During my army service, I saw slogans all over my army unit walls and written on memorials for brave soldiers: "Glory will be awarded to the daring," "Shock and Awe," "Use the element of surprise.” These slogans encouraged initiative and the need to be first in order to achieve success. These might be true statements, but they are not absolute statements. Sometimes, being last isn’t necessarily a bad thing. Peter Thiel posits the idea that often it is the last mover who wins the market. A good example of this would be the end results of Apple's iPod vs the Palm Pilot. So, what would be the implication as it relates to market infrastructure?

 

Over the past two decades, utilities have ruled the landscape. Specific utilities in the market infrastructure space have been created to solve for problems for particular asset classes and processes. A margin optimization utility, a trade confirmation utility, and a reference data utility are just some examples. Utilities by definition are inflexible and all tend to leave the same thing at the bottom of their priority list - the user.

 

Hindsight is a powerful view but not if the focus isn’t on the right lesson. Many improvements to today's market infrastructure utilities are easy to achieve and it is possible to build a better mousetrap. However, is building a better mouse trap what we want? No!
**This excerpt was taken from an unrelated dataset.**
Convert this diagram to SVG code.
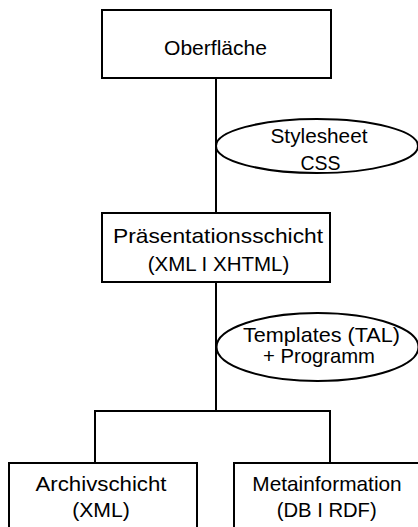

We want to fundamentally change the infrastructure and that is only possible with one focus; the USER.  UX is the driving force behind truePTS, but if we just look at the last mistake one vendor has made and try to improve on it, we are ignoring the ability to fundamentally change the space.

 

The problem of course becomes the market's inflexibility and resistance to change. However, when the user determines that their life has become fundamentally more efficient, the last mover will blast through the line of defense.